As High is telling this story, he is asked why the Gods didn’t simply kill Fenrir. High replies that “so greatly did the gods respect their holy places and places of sanctuary that they did not want to defile them with the wolf’s blood even though the prophecies say that he will be the death of Odin.”

The story continues much later in the Prose Edda when High is talking of Fenrir’s return. Here we learn that although Fenrir is bound to the ground he’s had a family. He has a son named Sköll who swallows the sun and a son Hati Hróðvitnisson who swallows the moon as part of the early events of Ragnarök. When this happens the stars will disappear in the sky, the Earth will shake, trees will be uprooted, mountains will fall, and all binds will snap and Fenrir will be free at last. With his upper jaw touching the sky and his lower jaw beneath the earth, and flames will burn from his eyes and nostrils, Fenrir will come to the field Vígríðr with his brother Jörmungandr who Odin threw into the ocean.

There a great battle takes place as Odin and Fenrir ride to face each other. During their battle Fenrir will swallow Odin and kill him. At which point Odin’s son Víðarr will race forward and attack the wolf. He eventually gets hold of Fenrir’s jaw pulling it apart and killing the monster wolf.

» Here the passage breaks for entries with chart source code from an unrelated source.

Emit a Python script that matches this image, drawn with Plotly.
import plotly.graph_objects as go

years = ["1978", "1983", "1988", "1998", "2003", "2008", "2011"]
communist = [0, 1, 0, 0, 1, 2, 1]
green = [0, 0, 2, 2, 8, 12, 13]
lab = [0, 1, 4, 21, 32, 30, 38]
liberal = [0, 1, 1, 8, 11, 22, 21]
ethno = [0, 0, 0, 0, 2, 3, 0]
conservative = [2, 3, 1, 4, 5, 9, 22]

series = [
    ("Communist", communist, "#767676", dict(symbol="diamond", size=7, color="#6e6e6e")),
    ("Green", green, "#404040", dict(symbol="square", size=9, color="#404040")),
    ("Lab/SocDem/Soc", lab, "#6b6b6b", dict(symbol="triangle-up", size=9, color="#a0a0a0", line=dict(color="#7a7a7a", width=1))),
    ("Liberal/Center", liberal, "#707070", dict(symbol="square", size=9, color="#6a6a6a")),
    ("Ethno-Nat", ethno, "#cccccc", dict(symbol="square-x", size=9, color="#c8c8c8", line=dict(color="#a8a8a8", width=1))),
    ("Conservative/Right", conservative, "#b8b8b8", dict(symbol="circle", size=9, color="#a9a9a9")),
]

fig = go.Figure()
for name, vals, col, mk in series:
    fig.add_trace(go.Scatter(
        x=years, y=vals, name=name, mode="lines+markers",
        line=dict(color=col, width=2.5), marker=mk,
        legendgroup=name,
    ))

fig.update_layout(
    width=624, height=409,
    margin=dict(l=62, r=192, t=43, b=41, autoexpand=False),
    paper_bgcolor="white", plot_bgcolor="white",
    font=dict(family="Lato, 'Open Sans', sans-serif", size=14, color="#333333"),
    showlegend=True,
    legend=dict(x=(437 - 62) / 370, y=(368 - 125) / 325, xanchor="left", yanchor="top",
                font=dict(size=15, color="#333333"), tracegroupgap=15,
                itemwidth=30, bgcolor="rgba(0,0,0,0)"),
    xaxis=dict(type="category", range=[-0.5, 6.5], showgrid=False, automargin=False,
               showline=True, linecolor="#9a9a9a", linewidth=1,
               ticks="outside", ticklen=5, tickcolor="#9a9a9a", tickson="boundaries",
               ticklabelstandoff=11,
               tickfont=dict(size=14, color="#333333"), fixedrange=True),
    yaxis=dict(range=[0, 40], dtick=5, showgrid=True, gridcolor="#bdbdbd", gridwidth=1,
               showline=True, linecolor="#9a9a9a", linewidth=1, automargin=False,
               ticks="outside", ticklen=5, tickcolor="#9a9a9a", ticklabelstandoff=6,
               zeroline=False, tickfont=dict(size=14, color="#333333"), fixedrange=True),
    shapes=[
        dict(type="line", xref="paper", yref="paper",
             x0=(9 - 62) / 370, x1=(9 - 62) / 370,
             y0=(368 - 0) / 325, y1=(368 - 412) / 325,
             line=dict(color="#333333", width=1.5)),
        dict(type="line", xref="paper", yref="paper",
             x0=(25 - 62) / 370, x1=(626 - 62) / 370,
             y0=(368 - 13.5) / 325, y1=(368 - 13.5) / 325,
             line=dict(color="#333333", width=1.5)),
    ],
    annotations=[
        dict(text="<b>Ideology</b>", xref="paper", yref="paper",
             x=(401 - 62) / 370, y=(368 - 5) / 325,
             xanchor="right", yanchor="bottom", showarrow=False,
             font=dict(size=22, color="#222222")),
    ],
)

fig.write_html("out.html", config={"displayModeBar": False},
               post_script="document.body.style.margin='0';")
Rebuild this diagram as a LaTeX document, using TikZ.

Now I don’t know about you, but I think Fenrir got the short end of the stick here. Seems to me that because Odin liked wolves, he decided to keep Fenrir and raise him with the Gods. It was their own fear of the wolf that caused the initial trouble and betrayal. Fenrir seemed to be level-headed and understood what was going on around him. Why didn’t they talk to him in the first place and explain that his size was becoming a concern instead of using all this treachery to punish him for something he didn’t even do.

If I was bound and pegged to a place forever, I’d get a bit grumpy and irritated too. So I’m kind of glad that it was Fenrir who kills Odin in the end. I think he deserved it. But that’s just me.